J’exagère ? Même pas ! Regardez le nombre d’affaires de justice qui, impliquant des personnalités politiques, se sont terminées en jus de boudin républicain sans condamnation ou avec des peines d’une légèreté qui réjouirait certains ex-pensionnaires des geôles françaises : tout indique qu’ils trouveront ainsi dans l’onction citoyenne un superbe moyen d’éviter de retourner à la case prison. Et je ne compte même pas les interventions directes ou indirectes, officielles ou en coulisse, des gouvernements sur la magistrature ; en décembre 2011, 126 des 163 procureurs français avaient fait part de leur exaspération concernant les interférences du gouvernement dans leur travail. Et récemment, on a eu le cas de Hollande qui se fendait d’une lettre ambiguë dans une procédure de justice…

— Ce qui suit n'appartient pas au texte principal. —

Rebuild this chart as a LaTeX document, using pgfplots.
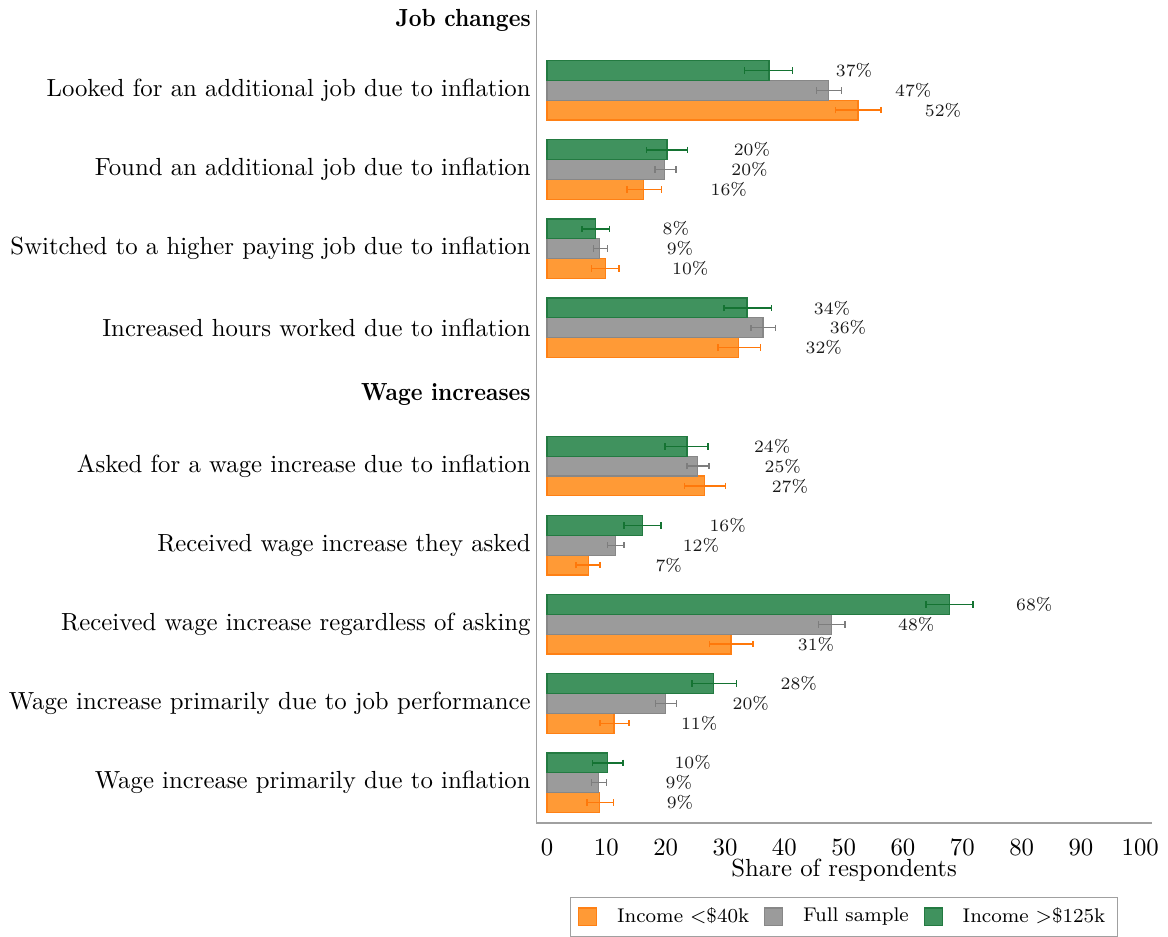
\documentclass[border=0pt]{standalone}
\usepackage{pgfplots}
\usepackage{pgfplotstable}
\pgfplotsset{compat=1.18}
\definecolor{ofill}{RGB}{255,154,54}
\definecolor{oedge}{RGB}{255,128,20}
\definecolor{oerr}{RGB}{255,120,10}
\definecolor{gfill}{RGB}{155,155,155}
\definecolor{gedge}{RGB}{135,135,135}
\definecolor{gerr}{RGB}{125,125,125}
\definecolor{nfill}{RGB}{64,146,94}
\definecolor{nedge}{RGB}{35,122,65}
\definecolor{nerr}{RGB}{20,115,50}
\definecolor{spine}{RGB}{160,160,160}

% y = row position, x = share, ep/em = upper/lower CI half-widths, lbl = printed label
\pgfplotstableread{
y     x     ep   em   lbl
1.25  52.4  3.9  3.8  52
2.25  16.3  3.0  2.8  16
3.25  9.8   2.3  2.3  10
4.25  32.3  3.7  3.5  32
6.0   26.6  3.5  3.4  27
7.0   7.0   1.9  2.1  7
8.0   31.0  3.7  3.6  31
9.0   11.3  2.5  2.4  11
10.0  8.9   2.3  2.2  9
}\lowinc
\pgfplotstableread{
y     x     ep   em   lbl
1     47.4  2.2  2.0  47
2     19.8  1.9  1.6  20
3     8.9   1.3  1.1  9
4     36.4  2.1  2.0  36
5.75  25.4  1.9  1.8  25
6.75  11.6  1.4  1.4  12
7.75  47.9  2.3  2.1  48
8.75  20.0  1.8  1.7  20
9.75  8.7   1.3  1.2  9
}\fullsample
\pgfplotstableread{
y     x     ep   em   lbl
0.75  37.4  4.0  4.1  37
1.75  20.2  3.5  3.4  20
2.75  8.2   2.3  2.3  8
3.75  33.7  4.1  3.9  34
5.5   23.6  3.5  3.7  24
6.5   16.1  3.1  3.1  16
7.5   67.8  4.0  3.9  68
8.5   28.1  3.8  3.7  28
9.5   10.2  2.6  2.5  10
}\highinc

\newcommand{\hdr}[1]{\scalebox{0.9}[1]{\textbf{#1}}}

\begin{document}
\begin{tikzpicture}
\path (-216.5pt,-45.2pt) rectangle (255.2pt,332.4pt);
\begin{axis}[
  at={(0,0)}, anchor=south west,
  scale only axis, width=248.8pt, height=328.4pt,
  xbar, bar shift=0pt, bar width=0.25,
  xmin=-1.85, xmax=102, ymin=-0.018, ymax=10.262, y dir=reverse,
  axis line style={draw=none},
  major tick length=0pt,
  xtick={0,10,...,100},
  xticklabel style={yshift=-3pt},
  ytick={0.12,1,2,3,4,4.85,5.75,6.75,7.75,8.75,9.75},
  yticklabels={\hdr{Job changes},
    Looked for an additional job due to inflation,
    Found an additional job due to inflation,
    Switched to a higher paying job due to inflation,
    Increased hours worked due to inflation,
    \hdr{Wage increases},
    Asked for a wage increase due to inflation,
    Received wage increase they asked,
    Received wage increase regardless of asking,
    Wage increase primarily due to job performance,
    Wage increase primarily due to inflation},
  yticklabel style={inner sep=0pt, xshift=-2pt},
  xlabel={Share of respondents},
  xlabel style={yshift=5.3pt},
  legend columns=3,
  legend style={at={(0.5,0)}, anchor=north, yshift=-29.9pt, draw=spine,
    font=\fontsize{8}{9.6}\selectfont,
    /tikz/every odd column/.append style={column sep=6pt},
    /tikz/every even column/.append style={column sep=4pt}},
  legend image code/.code={\draw[#1] (0pt,-3.6pt) rectangle (7.3pt,3.6pt);},
  point meta=explicit,
  nodes near coords={\pgfmathprintnumber[fixed,precision=0]{\pgfplotspointmeta}\%},
  nodes near coords style={anchor=west, inner sep=0pt, xshift=26.8pt,
    font=\fontsize{7.1}{8}\selectfont, text=black!90},
]
\addplot[xbar, fill=ofill, draw=oedge, line width=0.5pt,
  error bars/.cd, x dir=both, x explicit, error mark=|,
  error bar style={color=oerr, line width=0.6pt},
  error mark options={color=oerr, mark size=1.3pt, line width=0.6pt}]
  table[x=x, y=y, x error plus=ep, x error minus=em, meta=lbl] {\lowinc};
\addlegendentry{Income $<$\$40k}
\addplot[xbar, fill=gfill, draw=gedge, line width=0.5pt,
  error bars/.cd, x dir=both, x explicit, error mark=|,
  error bar style={color=gerr, line width=0.6pt},
  error mark options={color=gerr, mark size=1.3pt, line width=0.6pt}]
  table[x=x, y=y, x error plus=ep, x error minus=em, meta=lbl] {\fullsample};
\addlegendentry{Full sample}
\addplot[xbar, fill=nfill, draw=nedge, line width=0.5pt,
  error bars/.cd, x dir=both, x explicit, error mark=|,
  error bar style={color=nerr, line width=0.6pt},
  error mark options={color=nerr, mark size=1.3pt, line width=0.6pt}]
  table[x=x, y=y, x error plus=ep, x error minus=em, meta=lbl] {\highinc};
\addlegendentry{Income $>$\$125k}
\draw[spine, line width=0.6pt] (axis description cs:0,1) -- (axis description cs:0,0) -- (axis description cs:1,0);
\end{axis}
\end{tikzpicture}
\end{document}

En définitive, si le chiffre de Transparency International indique bien une amélioration de la situation en France, la réalité vécue du côté des citoyens laisse voir sans difficulté que la situation est encore très loin des standards des pays les plus vertueux. Pire, la corruption semble s’être institutionnalisée tant elle semble banale aussi bien du côté des électeurs que de celui des élus : même le président, qui avait promis de ne nommer que des ministres irréprochables, ne s’est plus embarrassé de cette contrainte une fois en poste…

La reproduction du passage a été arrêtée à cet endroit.